## WHAT YOU HAVE TO DO
Every record below should be written out exactly; pictures stay out.

--- EXERCISE DATA ---

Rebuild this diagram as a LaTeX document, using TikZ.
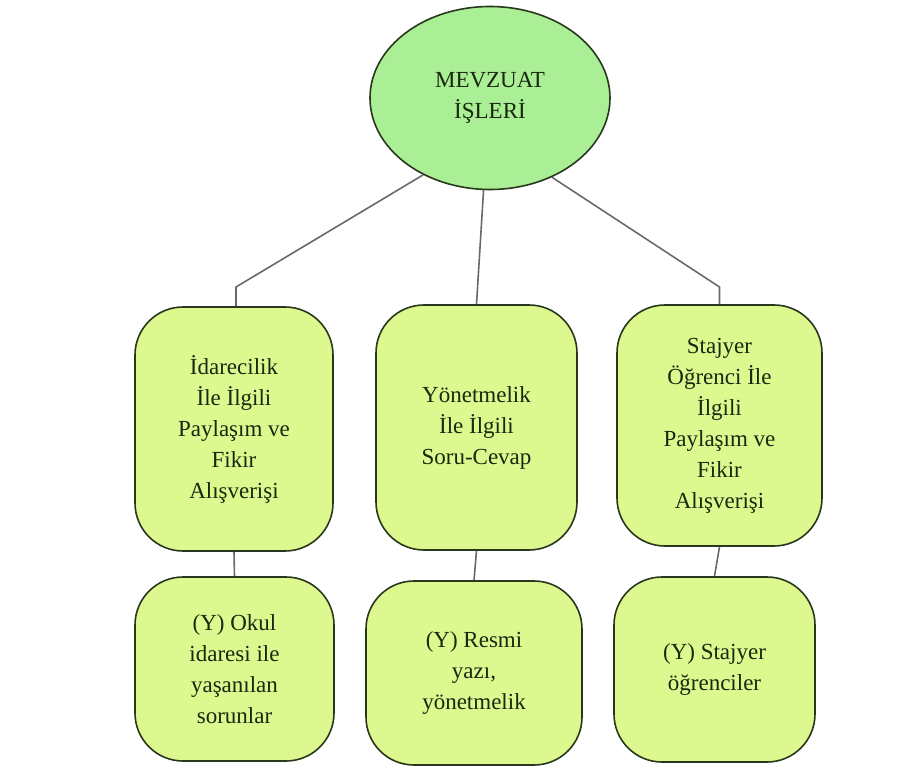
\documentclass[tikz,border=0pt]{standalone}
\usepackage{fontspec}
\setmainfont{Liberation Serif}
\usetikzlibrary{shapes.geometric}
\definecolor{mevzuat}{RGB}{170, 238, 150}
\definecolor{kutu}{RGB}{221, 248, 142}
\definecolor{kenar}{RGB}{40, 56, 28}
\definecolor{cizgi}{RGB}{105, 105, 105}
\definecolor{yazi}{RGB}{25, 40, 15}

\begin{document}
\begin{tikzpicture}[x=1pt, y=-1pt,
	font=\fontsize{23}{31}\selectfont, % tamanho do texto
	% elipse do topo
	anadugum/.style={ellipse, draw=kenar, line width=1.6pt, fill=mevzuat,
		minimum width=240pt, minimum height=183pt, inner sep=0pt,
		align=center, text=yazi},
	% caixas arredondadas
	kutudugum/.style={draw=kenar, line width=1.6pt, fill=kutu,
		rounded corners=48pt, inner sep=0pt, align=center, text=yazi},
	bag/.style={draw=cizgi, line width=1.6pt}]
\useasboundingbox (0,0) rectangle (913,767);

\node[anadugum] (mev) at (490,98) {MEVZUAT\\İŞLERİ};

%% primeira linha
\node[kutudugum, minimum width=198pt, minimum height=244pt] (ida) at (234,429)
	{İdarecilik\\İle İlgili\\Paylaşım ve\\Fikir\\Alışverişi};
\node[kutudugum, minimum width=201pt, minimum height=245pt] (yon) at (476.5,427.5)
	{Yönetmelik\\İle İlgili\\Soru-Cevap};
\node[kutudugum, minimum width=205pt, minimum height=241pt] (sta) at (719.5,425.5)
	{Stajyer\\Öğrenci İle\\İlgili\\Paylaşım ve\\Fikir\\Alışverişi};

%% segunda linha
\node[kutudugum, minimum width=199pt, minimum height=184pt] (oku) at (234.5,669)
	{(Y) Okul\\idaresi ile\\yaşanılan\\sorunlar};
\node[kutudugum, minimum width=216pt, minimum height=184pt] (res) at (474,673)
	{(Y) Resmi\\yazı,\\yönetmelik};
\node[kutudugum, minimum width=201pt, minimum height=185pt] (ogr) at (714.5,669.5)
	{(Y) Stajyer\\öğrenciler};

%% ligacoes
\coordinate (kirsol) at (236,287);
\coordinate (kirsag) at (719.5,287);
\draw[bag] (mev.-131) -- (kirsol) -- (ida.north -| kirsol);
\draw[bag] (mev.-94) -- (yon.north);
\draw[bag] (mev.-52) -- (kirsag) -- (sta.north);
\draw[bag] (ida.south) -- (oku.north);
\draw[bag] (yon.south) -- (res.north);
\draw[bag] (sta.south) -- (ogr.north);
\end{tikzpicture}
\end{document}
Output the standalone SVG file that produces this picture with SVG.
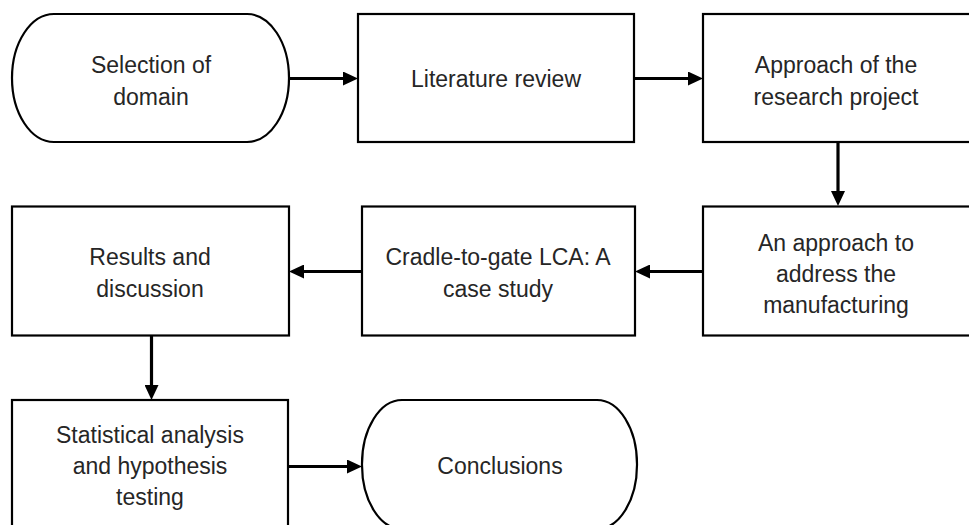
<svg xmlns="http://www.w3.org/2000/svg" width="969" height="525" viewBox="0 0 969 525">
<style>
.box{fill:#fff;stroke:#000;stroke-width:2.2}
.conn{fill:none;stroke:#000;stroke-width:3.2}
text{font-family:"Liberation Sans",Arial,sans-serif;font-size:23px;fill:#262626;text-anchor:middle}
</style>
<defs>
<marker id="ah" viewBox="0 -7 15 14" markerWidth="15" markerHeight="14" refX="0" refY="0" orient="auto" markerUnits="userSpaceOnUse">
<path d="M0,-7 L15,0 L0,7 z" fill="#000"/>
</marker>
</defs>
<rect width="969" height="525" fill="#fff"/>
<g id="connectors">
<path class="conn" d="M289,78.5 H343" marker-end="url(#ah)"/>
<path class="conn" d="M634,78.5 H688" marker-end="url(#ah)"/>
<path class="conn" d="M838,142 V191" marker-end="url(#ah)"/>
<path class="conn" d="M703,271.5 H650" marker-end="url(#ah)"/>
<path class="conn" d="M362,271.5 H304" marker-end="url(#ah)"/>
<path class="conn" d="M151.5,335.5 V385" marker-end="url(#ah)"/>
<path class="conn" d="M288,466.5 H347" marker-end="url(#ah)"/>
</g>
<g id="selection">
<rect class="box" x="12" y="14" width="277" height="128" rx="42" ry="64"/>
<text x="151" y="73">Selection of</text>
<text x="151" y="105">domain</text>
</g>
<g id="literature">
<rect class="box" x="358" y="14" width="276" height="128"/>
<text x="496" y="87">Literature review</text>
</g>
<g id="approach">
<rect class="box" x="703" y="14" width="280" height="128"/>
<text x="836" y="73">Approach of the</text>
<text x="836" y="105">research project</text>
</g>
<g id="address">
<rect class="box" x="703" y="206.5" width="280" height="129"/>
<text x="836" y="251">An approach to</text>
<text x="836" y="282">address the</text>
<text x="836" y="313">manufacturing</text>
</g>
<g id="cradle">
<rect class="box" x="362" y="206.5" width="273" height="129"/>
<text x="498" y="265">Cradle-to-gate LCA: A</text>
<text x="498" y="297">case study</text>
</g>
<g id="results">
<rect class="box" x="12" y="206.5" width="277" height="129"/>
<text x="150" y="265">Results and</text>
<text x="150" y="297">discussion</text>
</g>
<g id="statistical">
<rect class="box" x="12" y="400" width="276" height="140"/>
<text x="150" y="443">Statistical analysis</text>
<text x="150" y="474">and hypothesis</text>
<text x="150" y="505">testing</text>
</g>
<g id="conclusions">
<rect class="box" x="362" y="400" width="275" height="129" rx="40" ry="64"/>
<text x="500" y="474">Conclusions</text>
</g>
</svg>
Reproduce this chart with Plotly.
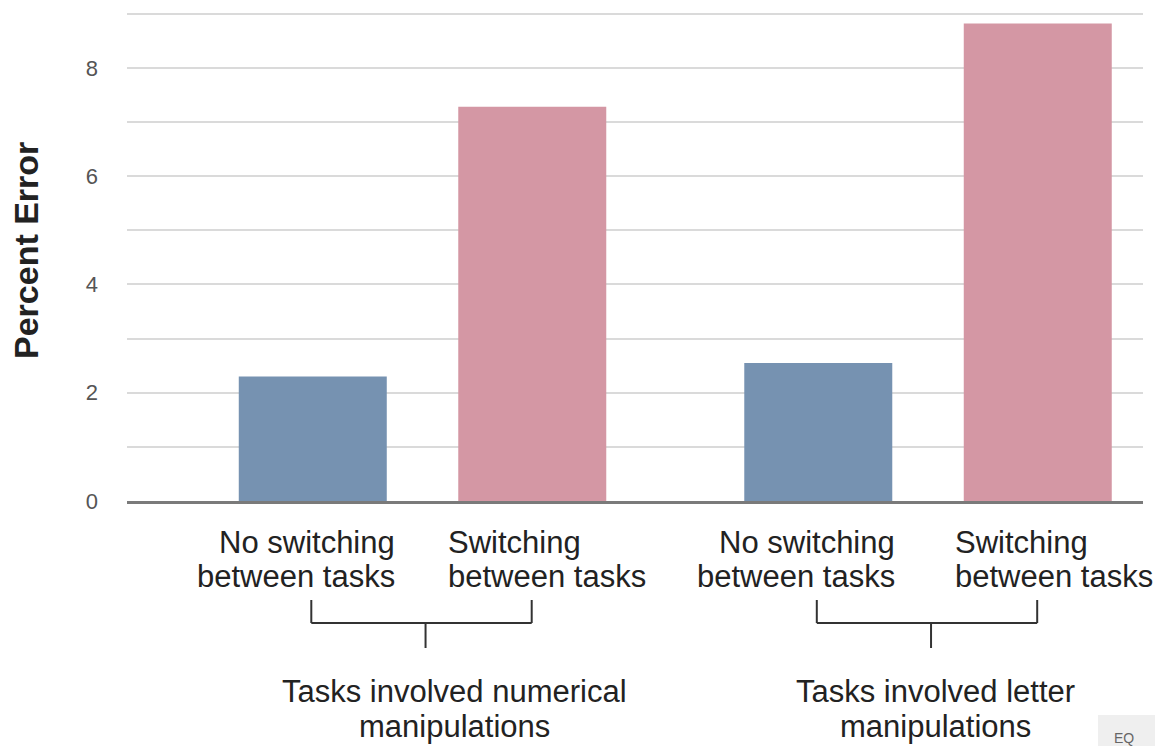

---

## TASK OUTPUT
Rebuild this diagram as a LaTeX document, using TikZ.
\documentclass[tikz,border=0pt]{standalone}
\usepackage{fontspec}
\setmainfont{Liberation Serif}
\usetikzlibrary{shapes.geometric}
\definecolor{mevzuat}{RGB}{170, 238, 150}
\definecolor{kutu}{RGB}{221, 248, 142}
\definecolor{kenar}{RGB}{40, 56, 28}
\definecolor{cizgi}{RGB}{105, 105, 105}
\definecolor{yazi}{RGB}{25, 40, 15}

\begin{document}
\begin{tikzpicture}[x=1pt, y=-1pt,
	font=\fontsize{23}{31}\selectfont, % tamanho do texto
	% elipse do topo
	anadugum/.style={ellipse, draw=kenar, line width=1.6pt, fill=mevzuat,
		minimum width=240pt, minimum height=183pt, inner sep=0pt,
		align=center, text=yazi},
	% caixas arredondadas
	kutudugum/.style={draw=kenar, line width=1.6pt, fill=kutu,
		rounded corners=48pt, inner sep=0pt, align=center, text=yazi},
	bag/.style={draw=cizgi, line width=1.6pt}]
\useasboundingbox (0,0) rectangle (913,767);

\node[anadugum] (mev) at (490,98) {MEVZUAT\\İŞLERİ};

%% primeira linha
\node[kutudugum, minimum width=198pt, minimum height=244pt] (ida) at (234,429)
	{İdarecilik\\İle İlgili\\Paylaşım ve\\Fikir\\Alışverişi};
\node[kutudugum, minimum width=201pt, minimum height=245pt] (yon) at (476.5,427.5)
	{Yönetmelik\\İle İlgili\\Soru-Cevap};
\node[kutudugum, minimum width=205pt, minimum height=241pt] (sta) at (719.5,425.5)
	{Stajyer\\Öğrenci İle\\İlgili\\Paylaşım ve\\Fikir\\Alışverişi};

%% segunda linha
\node[kutudugum, minimum width=199pt, minimum height=184pt] (oku) at (234.5,669)
	{(Y) Okul\\idaresi ile\\yaşanılan\\sorunlar};
\node[kutudugum, minimum width=216pt, minimum height=184pt] (res) at (474,673)
	{(Y) Resmi\\yazı,\\yönetmelik};
\node[kutudugum, minimum width=201pt, minimum height=185pt] (ogr) at (714.5,669.5)
	{(Y) Stajyer\\öğrenciler};

%% ligacoes
\coordinate (kirsol) at (236,287);
\coordinate (kirsag) at (719.5,287);
\draw[bag] (mev.-131) -- (kirsol) -- (ida.north -| kirsol);
\draw[bag] (mev.-94) -- (yon.north);
\draw[bag] (mev.-52) -- (kirsag) -- (sta.north);
\draw[bag] (ida.south) -- (oku.north);
\draw[bag] (yon.south) -- (res.north);
\draw[bag] (sta.south) -- (ogr.north);
\end{tikzpicture}
\end{document}
Output the standalone SVG file that produces this picture with SVG.
<svg xmlns="http://www.w3.org/2000/svg" width="969" height="525" viewBox="0 0 969 525">
<style>
.box{fill:#fff;stroke:#000;stroke-width:2.2}
.conn{fill:none;stroke:#000;stroke-width:3.2}
text{font-family:"Liberation Sans",Arial,sans-serif;font-size:23px;fill:#262626;text-anchor:middle}
</style>
<defs>
<marker id="ah" viewBox="0 -7 15 14" markerWidth="15" markerHeight="14" refX="0" refY="0" orient="auto" markerUnits="userSpaceOnUse">
<path d="M0,-7 L15,0 L0,7 z" fill="#000"/>
</marker>
</defs>
<rect width="969" height="525" fill="#fff"/>
<g id="connectors">
<path class="conn" d="M289,78.5 H343" marker-end="url(#ah)"/>
<path class="conn" d="M634,78.5 H688" marker-end="url(#ah)"/>
<path class="conn" d="M838,142 V191" marker-end="url(#ah)"/>
<path class="conn" d="M703,271.5 H650" marker-end="url(#ah)"/>
<path class="conn" d="M362,271.5 H304" marker-end="url(#ah)"/>
<path class="conn" d="M151.5,335.5 V385" marker-end="url(#ah)"/>
<path class="conn" d="M288,466.5 H347" marker-end="url(#ah)"/>
</g>
<g id="selection">
<rect class="box" x="12" y="14" width="277" height="128" rx="42" ry="64"/>
<text x="151" y="73">Selection of</text>
<text x="151" y="105">domain</text>
</g>
<g id="literature">
<rect class="box" x="358" y="14" width="276" height="128"/>
<text x="496" y="87">Literature review</text>
</g>
<g id="approach">
<rect class="box" x="703" y="14" width="280" height="128"/>
<text x="836" y="73">Approach of the</text>
<text x="836" y="105">research project</text>
</g>
<g id="address">
<rect class="box" x="703" y="206.5" width="280" height="129"/>
<text x="836" y="251">An approach to</text>
<text x="836" y="282">address the</text>
<text x="836" y="313">manufacturing</text>
</g>
<g id="cradle">
<rect class="box" x="362" y="206.5" width="273" height="129"/>
<text x="498" y="265">Cradle-to-gate LCA: A</text>
<text x="498" y="297">case study</text>
</g>
<g id="results">
<rect class="box" x="12" y="206.5" width="277" height="129"/>
<text x="150" y="265">Results and</text>
<text x="150" y="297">discussion</text>
</g>
<g id="statistical">
<rect class="box" x="12" y="400" width="276" height="140"/>
<text x="150" y="443">Statistical analysis</text>
<text x="150" y="474">and hypothesis</text>
<text x="150" y="505">testing</text>
</g>
<g id="conclusions">
<rect class="box" x="362" y="400" width="275" height="129" rx="40" ry="64"/>
<text x="500" y="474">Conclusions</text>
</g>
</svg>
Reproduce this chart with Plotly.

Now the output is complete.